Raton Pass had been used by Spanish explorers and Indians for centuries to cut through the Rocky Mountain. The trail was too rough for wagons on the Santa Fe Trail. The town of Raton (Spanish for “mouse,” but literally meaning “large rat”) was founded at the site of Willow Springs, a stop on the Santa Fe Trail. In 1879, the Atchison, Topeka and Santa Fe Railway bought a local toll road and established a busy rail line. Other smaller railroad companies also had lines that ran from Raton west and south to carry various resources to market. Raton quickly developed as a railroad, mining and ranching center for the northeast part of the New Mexico territory, as well as the county seat and principal trading center of the area. The Raton area was part of the richest area for coal mining west of the Mississippi. Nearby Dawson, New Mexico was the site of the second worst coal mining disaster in US history.
The Raton Museum was founded by the Raton Historical Society in 1939. The museum celebrates the region’s history of railroads, ranching and mining. Among other things, the museum has a set of 4-foot-tall silver candlesticks that once belonged to Lucien B. Maxwell of the Maxwell Land Grant.
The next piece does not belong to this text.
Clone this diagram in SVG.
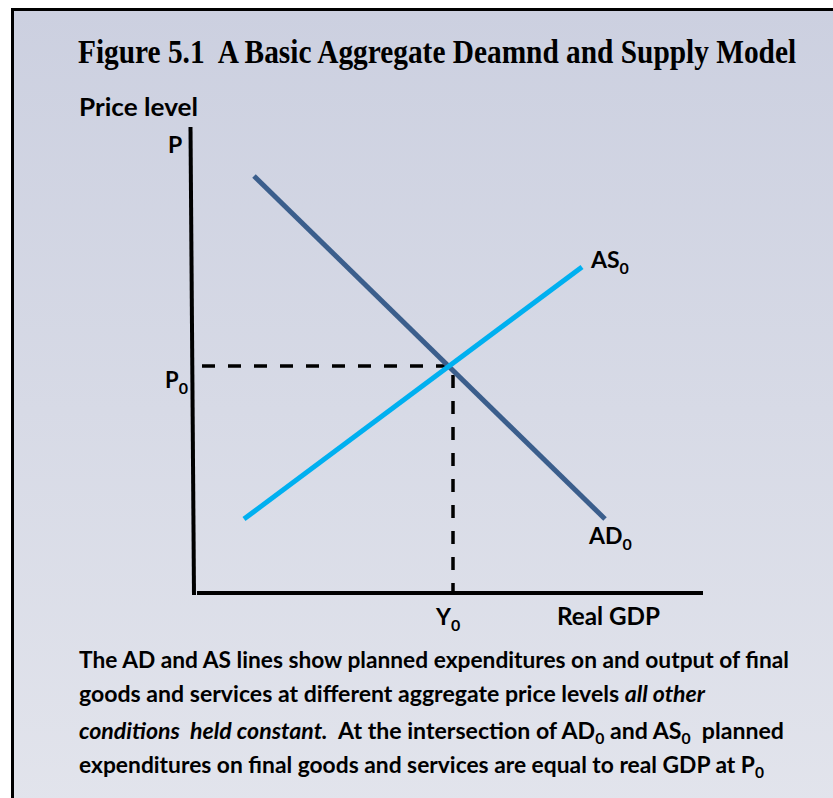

The museum also has musical instruments, mining equipment, railroad memorabilia and equipment, WPA art produced in Raton, photographs, bultos and retablos, and a Ratonia television manufactured in Raton.
Address: 108 South 2nd Street, Raton, NM 87740
Hours: Summer: Tuesday through Saturday, 10 a.m. to 4 p.m.
Winter: Wednesday through Saturday, 10 a.m. to 4 p.m.